Moses was called the "meekest man on earth" (Numbers 12:3). This is a testament to the work of the Holy Spirit in his life. Moses didn’t have the most promising start. ‘What are you talking about Ami?’ you’re probably thinking. ‘The man grew up as a prince.’
Well sure, but initially, he was an unwanted baby. He was unwanted by the leadership of the country he lived in. As a baby boy born in Egypt at that time, he should have been killed. But his parents loved him so they hid him. They gave him the best chance of survival they could think of. For most of us, a floating basket down a sometimes tumultuous river may not seem like a “good chance”, but for Moses it was.
When we read his story in Exodus 2:1-10, we learn he had spent part of his life with his birth mother. How much time, we do not know. But based on this statement in Hebrews, we can infer enough time passed that he was aware he wasn’t an Egyptian.
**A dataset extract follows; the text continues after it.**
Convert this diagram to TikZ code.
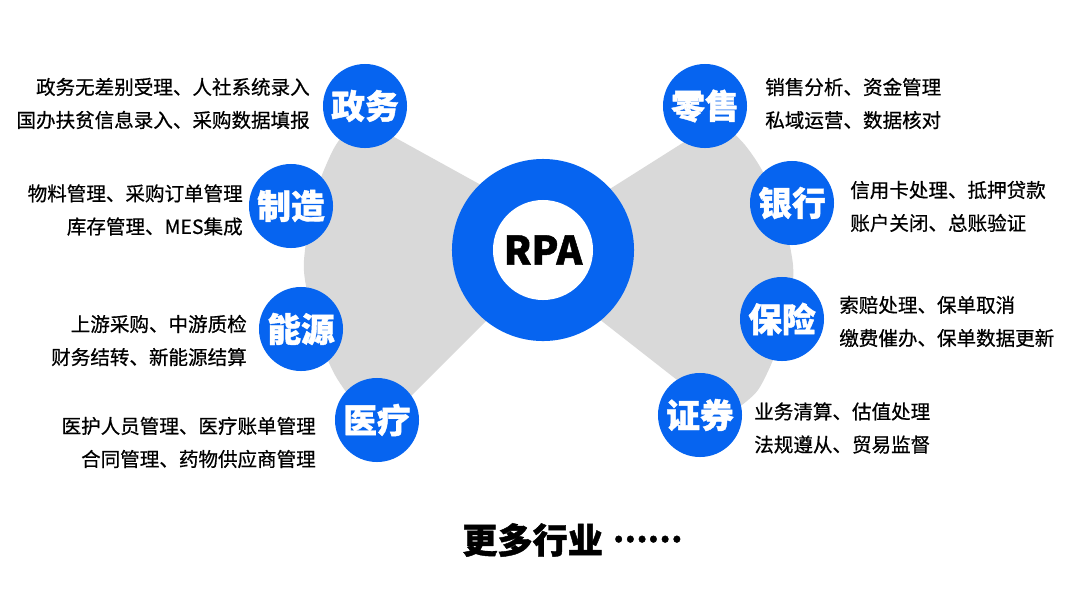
\documentclass[tikz,border=0pt]{standalone}
\usepackage{fontspec}
\setmainfont{Noto Sans CJK SC}
\newfontfamily\descfont{Noto Sans CJK SC}[FakeBold=0.6]
\newfontfamily\heavyfont{Noto Sans CJK SC}[BoldFeatures={FakeBold=1.2}]
\definecolor{rpablue}{RGB}{6,100,240}
\definecolor{lobegray}{RGB}{217,217,217}
\begin{document}
\begin{tikzpicture}[x=0.025cm,y=-0.025cm,
  hub/.style={circle,fill=rpablue,minimum size=2.1cm,inner sep=0pt,text=white,
    font=\heavyfont\fontsize{24}{24}\selectfont\bfseries},
  desc/.style={inner sep=0pt,text=black,font=\descfont\fontsize{13.9}{23.5}\selectfont},
  descl/.style={desc,anchor=east,align=right},
  descr/.style={desc,anchor=west,align=left},
  lobe/.style={fill=lobegray}]
\useasboundingbox[fill=white] (0,0) rectangle (1080,608);
% gray lobes
\fill[lobe] plot[smooth] coordinates {(350,126) (333,150) (315,195) (305,250) (305,280) (318,335) (335,375) (355,404)}
  -- (400,407) -- (505,302) -- (543,250) -- (510,201) -- (385,132) -- cycle;
\fill[lobe] plot[smooth] coordinates {(725,125) (745,145) (763,172) (782,215) (793,265) (790,305) (777,350) (758,390) (735,410)}
  -- (695,394) -- (580,304) -- (543,250) -- (575,211) -- (700,132) -- cycle;
% central ring
\node[circle,fill=rpablue,minimum size=4.55cm,inner sep=0pt] (ring) at (543,250) {};
\node[circle,fill=white,minimum size=2.5cm,inner sep=0pt,font=\heavyfont\fontsize{28}{28}\selectfont\bfseries] (rpa) at (ring.center) {RPA};
% hubs
\node[hub] (zw) at (365,106) {政务};
\node[hub] (zz) at (291,206) {制造};
\node[hub] (ny) at (301,329) {能源};
\node[hub] (yl) at (377,420) {医疗};
\node[hub] (ls) at (705,106) {零售};
\node[hub] (yh) at (792,203) {银行};
\node[hub] (bx) at (782,319) {保险};
\node[hub] (zq) at (700,415) {证券};
% descriptions
\node[descl] (tzw) at (310,103.5) {政务无差别受理、人社系统录入\\国办扶贫信息录入、采购数据填报};
\node[descl] (tzz) at (243,210) {物料管理、采购订单管理\\库存管理、MES集成};
\node[descl] (tny) at (247,340.5) {上游采购、中游质检\\财务结转、新能源结算};
\node[descl] (tyl) at (316,442.5) {医护人员管理、医疗账单管理\\合同管理、药物供应商管理};
\node[descr] (tls) at (765,103.5) {销售分析、资金管理\\私域运营、数据核对};
\node[descr] (tyh) at (850,206.5) {信用卡处理、抵押贷款\\账户关闭、总账验证};
\node[descr] (tbx) at (839,321.5) {索赔处理、保单取消\\缴费催办、保单数据更新};
\node[descr] (tzq) at (754,428) {业务清算、估值处理\\法规遵从、贸易监督};
% footer
\node[anchor=west,inner sep=0pt,font=\heavyfont\fontsize{25}{25}\selectfont\bfseries] (more) at (462,540) {更多行业\hspace{7pt}\raisebox{8pt}{\fontsize{22}{22}\selectfont ……}};
\end{tikzpicture}
\end{document}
By faith Moses, when he became of age, refused to be called the son of Pharaoh’s daughter, choosing rather to suffer affliction with the people of God than to enjoy the passing pleasures of sin, esteeming the reproach of Christ greater riches than the treasures in Egypt; for he looked to the reward. Hebrews 11:24-26
Maybe his family told him he was a Hebrew. Or maybe he guessed. Imagine how it must have felt to grow up in an environment where you didn’t fit in.
He grew up as a prince but he would never be king because he wasn’t quite an Egyptian. He grew up rich and free, while his brothers and sisters – and his parents – were enslaved and forced to do back-breaking manual work.
At age 40, he did an awful thing. He murdered an Egyptian for mistreating a Hebrew. In his heart, he was defending his people but it didn’t seem that way. To someone who didn’t know his story, it would seem as though he was a traitor to his own kind. Moses feared for his life and ran away.
His flight took him to a place far away from his previous life. It may be that he deliberately went to Midian because he knew shepherds were abominable to the Egyptians (Genesis 46:33-34). Whatever the reason, Prince Moses had to learn to do new things.
If he had a fear of change, he would struggle to get over it. If he had a fear of losing control, this was as out of control as things could get. At any moment he could be found and put to death for his crimes.
It’s a familiar story. Moses saw a bush on fire but it was not being consumed. He approached and heard the voice of Jehovah. He was told to take off his sandals because he was standing on holy ground. God gave Moses a commission to return to Egypt. He was to be the instrument God used to deliver His people.
Now, we all know that Moses came up with a whole of reasons why he couldn’t do what God said (isn’t that just like us?). But eventually, he decides to return to Egypt. What you may not have realized is that not once in the conversation did he say he was afraid to return to Egypt because Pharaoh wanted to kill him. He had no way of knowing what changes had happened in Egypt since he had left 40 years before.
Stay with me for a second: Moses was willing to face the king of Egypt believing Pharaoh wanted him dead. He doesn’t get the assurance that he was safe until after he had already started his journey (Exodus 4:19). Didn’t that take faith?
Moses became a pivotal member in Israel’s history. And it all started with a few steps in the direction of Egypt.
It always amuses me that the same Moses who was afraid to speak to Pharaoh, became this man who had so many things to say. After the first few appearances before Pharaoh, it was Moses who took the lead.
And have you ever read any of his speeches in Deuteronomy? They are pages long. I don’t know, but I think it takes as much courage to stand before an assembly of three million people as it does to stand before a king.
Like Moses, we have to learn to
face our fears. Those first moments will be scary but it’s those scary moments
that build our faith. If we never step out and do the things which frighten us,
we won’t grow. We won’t become that bold, faithful person who God created us
Challenge: What one fear can you boldly face today?